Task to complete: Exactly as written, retype the listing below, omitting the pictures.

Data excerpt:
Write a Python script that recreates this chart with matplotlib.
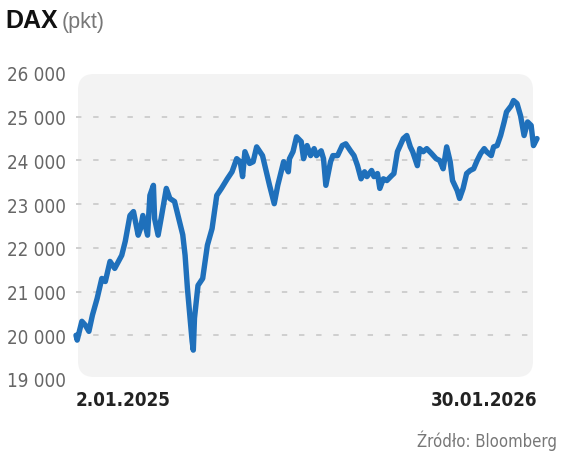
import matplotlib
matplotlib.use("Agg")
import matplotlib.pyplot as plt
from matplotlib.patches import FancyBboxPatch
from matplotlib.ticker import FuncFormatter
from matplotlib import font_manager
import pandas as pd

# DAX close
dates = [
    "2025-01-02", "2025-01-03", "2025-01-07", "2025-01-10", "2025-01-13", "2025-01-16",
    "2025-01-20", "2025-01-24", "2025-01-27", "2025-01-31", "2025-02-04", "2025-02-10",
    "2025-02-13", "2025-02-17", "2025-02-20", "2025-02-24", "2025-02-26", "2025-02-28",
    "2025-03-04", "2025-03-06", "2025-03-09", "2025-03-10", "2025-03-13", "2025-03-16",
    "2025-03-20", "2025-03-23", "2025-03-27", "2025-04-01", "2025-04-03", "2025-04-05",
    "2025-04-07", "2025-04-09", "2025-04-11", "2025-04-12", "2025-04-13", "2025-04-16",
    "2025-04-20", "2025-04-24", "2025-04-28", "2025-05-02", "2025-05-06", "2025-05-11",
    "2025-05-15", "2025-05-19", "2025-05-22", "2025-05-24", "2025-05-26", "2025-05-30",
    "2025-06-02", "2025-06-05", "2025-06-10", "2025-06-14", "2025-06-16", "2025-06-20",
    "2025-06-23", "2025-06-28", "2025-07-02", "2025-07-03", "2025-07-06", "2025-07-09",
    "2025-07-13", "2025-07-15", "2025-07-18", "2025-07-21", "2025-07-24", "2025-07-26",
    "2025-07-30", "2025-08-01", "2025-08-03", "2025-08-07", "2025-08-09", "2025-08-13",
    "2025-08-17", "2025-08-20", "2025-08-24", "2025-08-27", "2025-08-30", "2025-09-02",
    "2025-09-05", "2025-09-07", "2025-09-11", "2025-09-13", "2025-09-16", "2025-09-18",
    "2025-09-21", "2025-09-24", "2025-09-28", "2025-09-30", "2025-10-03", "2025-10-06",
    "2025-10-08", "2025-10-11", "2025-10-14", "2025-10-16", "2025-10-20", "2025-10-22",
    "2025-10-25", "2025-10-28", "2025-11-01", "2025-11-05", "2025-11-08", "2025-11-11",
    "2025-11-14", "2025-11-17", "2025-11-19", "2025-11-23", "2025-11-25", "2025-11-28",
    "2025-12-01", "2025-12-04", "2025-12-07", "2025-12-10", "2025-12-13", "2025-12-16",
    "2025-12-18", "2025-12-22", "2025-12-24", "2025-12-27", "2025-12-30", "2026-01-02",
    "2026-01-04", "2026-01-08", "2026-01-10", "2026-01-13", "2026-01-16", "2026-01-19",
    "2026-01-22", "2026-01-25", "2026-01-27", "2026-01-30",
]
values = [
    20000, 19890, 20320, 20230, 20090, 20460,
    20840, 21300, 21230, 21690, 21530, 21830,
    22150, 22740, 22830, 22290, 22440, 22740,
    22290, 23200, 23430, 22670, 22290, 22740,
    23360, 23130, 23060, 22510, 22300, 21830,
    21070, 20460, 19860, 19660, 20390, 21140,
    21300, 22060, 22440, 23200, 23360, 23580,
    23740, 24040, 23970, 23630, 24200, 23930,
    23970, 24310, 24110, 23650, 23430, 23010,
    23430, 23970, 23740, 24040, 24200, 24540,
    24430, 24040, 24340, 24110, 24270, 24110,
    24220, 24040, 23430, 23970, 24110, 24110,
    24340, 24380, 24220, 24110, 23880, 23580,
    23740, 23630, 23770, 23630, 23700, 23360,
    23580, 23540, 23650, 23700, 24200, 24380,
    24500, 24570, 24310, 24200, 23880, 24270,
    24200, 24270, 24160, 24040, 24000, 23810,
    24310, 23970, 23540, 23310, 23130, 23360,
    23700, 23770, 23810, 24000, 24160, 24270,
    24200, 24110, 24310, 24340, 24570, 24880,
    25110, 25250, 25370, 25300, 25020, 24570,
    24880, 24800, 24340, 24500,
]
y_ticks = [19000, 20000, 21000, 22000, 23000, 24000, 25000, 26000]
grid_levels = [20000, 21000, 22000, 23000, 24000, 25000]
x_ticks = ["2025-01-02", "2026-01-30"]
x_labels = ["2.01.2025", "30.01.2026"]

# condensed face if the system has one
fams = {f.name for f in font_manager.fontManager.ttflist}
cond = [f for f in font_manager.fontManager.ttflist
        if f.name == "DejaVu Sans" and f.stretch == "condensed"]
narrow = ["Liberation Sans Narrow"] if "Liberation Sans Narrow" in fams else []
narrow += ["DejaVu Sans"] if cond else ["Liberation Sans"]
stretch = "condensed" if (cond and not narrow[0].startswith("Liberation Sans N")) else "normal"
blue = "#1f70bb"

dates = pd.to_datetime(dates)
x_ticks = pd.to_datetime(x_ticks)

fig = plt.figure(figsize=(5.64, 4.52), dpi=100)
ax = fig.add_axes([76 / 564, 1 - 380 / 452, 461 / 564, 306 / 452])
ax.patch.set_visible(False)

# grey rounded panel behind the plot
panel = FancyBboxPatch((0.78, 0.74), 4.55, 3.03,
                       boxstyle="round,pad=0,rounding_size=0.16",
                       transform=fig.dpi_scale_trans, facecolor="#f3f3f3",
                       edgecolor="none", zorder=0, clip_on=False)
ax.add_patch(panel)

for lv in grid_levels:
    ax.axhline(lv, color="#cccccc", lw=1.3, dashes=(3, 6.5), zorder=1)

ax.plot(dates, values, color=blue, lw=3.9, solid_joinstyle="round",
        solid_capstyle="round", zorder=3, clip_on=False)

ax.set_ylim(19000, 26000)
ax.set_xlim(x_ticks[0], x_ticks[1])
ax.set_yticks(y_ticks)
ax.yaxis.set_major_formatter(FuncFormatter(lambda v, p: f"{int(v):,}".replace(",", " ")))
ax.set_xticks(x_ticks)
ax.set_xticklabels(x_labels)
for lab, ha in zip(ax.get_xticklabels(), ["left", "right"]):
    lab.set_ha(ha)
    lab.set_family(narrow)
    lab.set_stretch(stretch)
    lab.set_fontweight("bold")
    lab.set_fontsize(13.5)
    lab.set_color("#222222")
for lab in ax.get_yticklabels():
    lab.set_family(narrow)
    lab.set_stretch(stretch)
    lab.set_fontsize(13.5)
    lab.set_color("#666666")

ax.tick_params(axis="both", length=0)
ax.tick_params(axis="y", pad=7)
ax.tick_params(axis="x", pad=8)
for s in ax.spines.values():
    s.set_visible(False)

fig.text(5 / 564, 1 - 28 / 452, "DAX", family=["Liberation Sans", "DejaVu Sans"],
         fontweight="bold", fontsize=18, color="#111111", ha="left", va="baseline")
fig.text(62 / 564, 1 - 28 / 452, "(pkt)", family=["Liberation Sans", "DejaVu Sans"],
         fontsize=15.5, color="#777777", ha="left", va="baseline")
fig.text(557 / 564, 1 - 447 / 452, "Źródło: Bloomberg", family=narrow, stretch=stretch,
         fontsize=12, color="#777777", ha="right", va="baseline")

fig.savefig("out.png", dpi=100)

The completed task:
Write a Python script that recreates this chart with matplotlib.
import matplotlib
matplotlib.use("Agg")
import matplotlib.pyplot as plt
from matplotlib.patches import FancyBboxPatch
from matplotlib.ticker import FuncFormatter
from matplotlib import font_manager
import pandas as pd

# DAX close
dates = [
    "2025-01-02", "2025-01-03", "2025-01-07", "2025-01-10", "2025-01-13", "2025-01-16",
    "2025-01-20", "2025-01-24", "2025-01-27", "2025-01-31", "2025-02-04", "2025-02-10",
    "2025-02-13", "2025-02-17", "2025-02-20", "2025-02-24", "2025-02-26", "2025-02-28",
    "2025-03-04", "2025-03-06", "2025-03-09", "2025-03-10", "2025-03-13", "2025-03-16",
    "2025-03-20", "2025-03-23", "2025-03-27", "2025-04-01", "2025-04-03", "2025-04-05",
    "2025-04-07", "2025-04-09", "2025-04-11", "2025-04-12", "2025-04-13", "2025-04-16",
    "2025-04-20", "2025-04-24", "2025-04-28", "2025-05-02", "2025-05-06", "2025-05-11",
    "2025-05-15", "2025-05-19", "2025-05-22", "2025-05-24", "2025-05-26", "2025-05-30",
    "2025-06-02", "2025-06-05", "2025-06-10", "2025-06-14", "2025-06-16", "2025-06-20",
    "2025-06-23", "2025-06-28", "2025-07-02", "2025-07-03", "2025-07-06", "2025-07-09",
    "2025-07-13", "2025-07-15", "2025-07-18", "2025-07-21", "2025-07-24", "2025-07-26",
    "2025-07-30", "2025-08-01", "2025-08-03", "2025-08-07", "2025-08-09", "2025-08-13",
    "2025-08-17", "2025-08-20", "2025-08-24", "2025-08-27", "2025-08-30", "2025-09-02",
    "2025-09-05", "2025-09-07", "2025-09-11", "2025-09-13", "2025-09-16", "2025-09-18",
    "2025-09-21", "2025-09-24", "2025-09-28", "2025-09-30", "2025-10-03", "2025-10-06",
    "2025-10-08", "2025-10-11", "2025-10-14", "2025-10-16", "2025-10-20", "2025-10-22",
    "2025-10-25", "2025-10-28", "2025-11-01", "2025-11-05", "2025-11-08", "2025-11-11",
    "2025-11-14", "2025-11-17", "2025-11-19", "2025-11-23", "2025-11-25", "2025-11-28",
    "2025-12-01", "2025-12-04", "2025-12-07", "2025-12-10", "2025-12-13", "2025-12-16",
    "2025-12-18", "2025-12-22", "2025-12-24", "2025-12-27", "2025-12-30", "2026-01-02",
    "2026-01-04", "2026-01-08", "2026-01-10", "2026-01-13", "2026-01-16", "2026-01-19",
    "2026-01-22", "2026-01-25", "2026-01-27", "2026-01-30",
]
values = [
    20000, 19890, 20320, 20230, 20090, 20460,
    20840, 21300, 21230, 21690, 21530, 21830,
    22150, 22740, 22830, 22290, 22440, 22740,
    22290, 23200, 23430, 22670, 22290, 22740,
    23360, 23130, 23060, 22510, 22300, 21830,
    21070, 20460, 19860, 19660, 20390, 21140,
    21300, 22060, 22440, 23200, 23360, 23580,
    23740, 24040, 23970, 23630, 24200, 23930,
    23970, 24310, 24110, 23650, 23430, 23010,
    23430, 23970, 23740, 24040, 24200, 24540,
    24430, 24040, 24340, 24110, 24270, 24110,
    24220, 24040, 23430, 23970, 24110, 24110,
    24340, 24380, 24220, 24110, 23880, 23580,
    23740, 23630, 23770, 23630, 23700, 23360,
    23580, 23540, 23650, 23700, 24200, 24380,
    24500, 24570, 24310, 24200, 23880, 24270,
    24200, 24270, 24160, 24040, 24000, 23810,
    24310, 23970, 23540, 23310, 23130, 23360,
    23700, 23770, 23810, 24000, 24160, 24270,
    24200, 24110, 24310, 24340, 24570, 24880,
    25110, 25250, 25370, 25300, 25020, 24570,
    24880, 24800, 24340, 24500,
]
y_ticks = [19000, 20000, 21000, 22000, 23000, 24000, 25000, 26000]
grid_levels = [20000, 21000, 22000, 23000, 24000, 25000]
x_ticks = ["2025-01-02", "2026-01-30"]
x_labels = ["2.01.2025", "30.01.2026"]

# condensed face if the system has one
fams = {f.name for f in font_manager.fontManager.ttflist}
cond = [f for f in font_manager.fontManager.ttflist
        if f.name == "DejaVu Sans" and f.stretch == "condensed"]
narrow = ["Liberation Sans Narrow"] if "Liberation Sans Narrow" in fams else []
narrow += ["DejaVu Sans"] if cond else ["Liberation Sans"]
stretch = "condensed" if (cond and not narrow[0].startswith("Liberation Sans N")) else "normal"
blue = "#1f70bb"

dates = pd.to_datetime(dates)
x_ticks = pd.to_datetime(x_ticks)

fig = plt.figure(figsize=(5.64, 4.52), dpi=100)
ax = fig.add_axes([76 / 564, 1 - 380 / 452, 461 / 564, 306 / 452])
ax.patch.set_visible(False)

# grey rounded panel behind the plot
panel = FancyBboxPatch((0.78, 0.74), 4.55, 3.03,
                       boxstyle="round,pad=0,rounding_size=0.16",
                       transform=fig.dpi_scale_trans, facecolor="#f3f3f3",
                       edgecolor="none", zorder=0, clip_on=False)
ax.add_patch(panel)

for lv in grid_levels:
    ax.axhline(lv, color="#cccccc", lw=1.3, dashes=(3, 6.5), zorder=1)

ax.plot(dates, values, color=blue, lw=3.9, solid_joinstyle="round",
        solid_capstyle="round", zorder=3, clip_on=False)

ax.set_ylim(19000, 26000)
ax.set_xlim(x_ticks[0], x_ticks[1])
ax.set_yticks(y_ticks)
ax.yaxis.set_major_formatter(FuncFormatter(lambda v, p: f"{int(v):,}".replace(",", " ")))
ax.set_xticks(x_ticks)
ax.set_xticklabels(x_labels)
for lab, ha in zip(ax.get_xticklabels(), ["left", "right"]):
    lab.set_ha(ha)
    lab.set_family(narrow)
    lab.set_stretch(stretch)
    lab.set_fontweight("bold")
    lab.set_fontsize(13.5)
    lab.set_color("#222222")
for lab in ax.get_yticklabels():
    lab.set_family(narrow)
    lab.set_stretch(stretch)
    lab.set_fontsize(13.5)
    lab.set_color("#666666")

ax.tick_params(axis="both", length=0)
ax.tick_params(axis="y", pad=7)
ax.tick_params(axis="x", pad=8)
for s in ax.spines.values():
    s.set_visible(False)

fig.text(5 / 564, 1 - 28 / 452, "DAX", family=["Liberation Sans", "DejaVu Sans"],
         fontweight="bold", fontsize=18, color="#111111", ha="left", va="baseline")
fig.text(62 / 564, 1 - 28 / 452, "(pkt)", family=["Liberation Sans", "DejaVu Sans"],
         fontsize=15.5, color="#777777", ha="left", va="baseline")
fig.text(557 / 564, 1 - 447 / 452, "Źródło: Bloomberg", family=narrow, stretch=stretch,
         fontsize=12, color="#777777", ha="right", va="baseline")

fig.savefig("out.png", dpi=100)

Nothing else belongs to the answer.